Beta is one of the most popular ways to measure risk in an asset. Beta is a measurement of an asset's volatility against a benchmark, in TradFi land this is the S&P 500 and usually over the past 12 months. So for example something like TSLA will have a Beta of around 2.0 meaning it's about 200% as volatile as the S&P 500. Meanwhile a stock like T (AT&T) that pays a dividend will have a Beta around 0.6 meaning it's about 40% less volatile than the market. Beta is define as the covariance of your asset against the benchmark, over the variance of the benchmark. You can read more here.

Now what if we do crypto currencies? There has been a lot said about the correlation between Bitcoin and the market when there isn't supposed to be one if BTC were an inflation hedge. We can measure the Beta of BTC against SPY just the same as with TSLA and T.

12 month rolling beta of BTC vs. ES (S&P 500 futures) since January 1, 2021. Price is normalized to $1000

We can see a really high Beta here, and unfortunately lower returns over the past 18 months as well. Anything over 1 is bad since it is more volatile than the market while also being correlated, but usually with extra volatility comes extra returns, but this is not so in the last 18 months.

One point of importance is that while crypto currencies trade 24/7, traditional equities are only 5 days a week. This artificially reduces the variance of equities returns when they don't change prices over the weekend. I used S&P 500 futures contracts to capture the extra time they trade on Sunday evening to help compare, but that makes little difference.

Now let's see ETH. Being that ETH is not branded as digital gold and is more akin to a technology representing the underlying currency of a tech platform we should expect to see a higher Beta here.

Rolling 12 month beta with price normalized to $1000 since January 1, 2021

A much higher Beta, but much higher returns too! Now does that mean ETH is riskier than BTC? Maybe. Maybe not. Maybe its returns will continue to be much higher to justify that "risk."

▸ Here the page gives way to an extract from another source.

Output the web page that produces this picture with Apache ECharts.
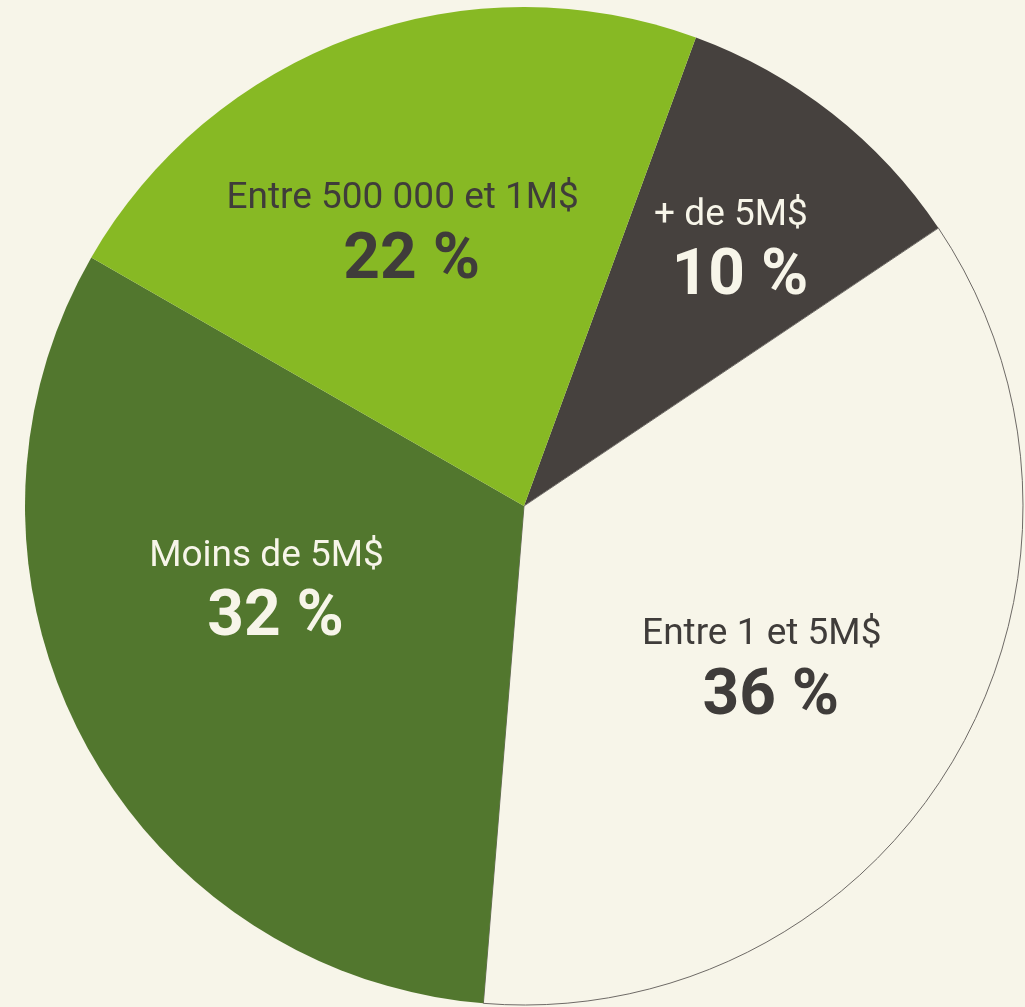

But why does everything have to be compared to the S&P 500? Only 500 publicly listed, profitable companies some board from a ratings agency decide on don't make up the entire economy. I think it makes more sense to compare things like for like. In crypto I propose to make a Bitcoin Beta and compare all other digital assets against that. Bitcoin is the first and the biggest and is a good benchmark for the market.

Let's start with comparing ETH, the second major crypto currency. One would expect a very similar variance and correlation between the two assets.

Notice y-axis scales here, really not much movement.

And that's just what we got. A Beta that hovers around 1 showing that the two have very similar variances. We also see ETH has higher returns, and with a Beta of 1 that would produce pretty high measurement called "Alpha" which is a term no one on crypto twitter has ever heard; but I'll cover that in another post. 🤫

Ok ok, last one. Let's compare the next biggest non stable coin, XRP.

The beta is for the preceding 12 months so the current beta is right at 1.0

Slightly lower Beta! XRP is definitely less correlated to BTC than ETH. Does that mean it's less risky? Well Beta doesn't take into account pending FTC settlements, so we definitely only have part of the story. But it definitely does help inform our understanding of the risks of some of these investments while highlighting the fact that this risk measurement only takes into account price movements when something like XRP has many external factors guiding its price.

Now I'm done making charts. Hopefully this helped someone understand investing in cryptocurrencies more. It definitely helped me in writing this down. I'll be back with more Alfa, maybe even on the subject of Alpha.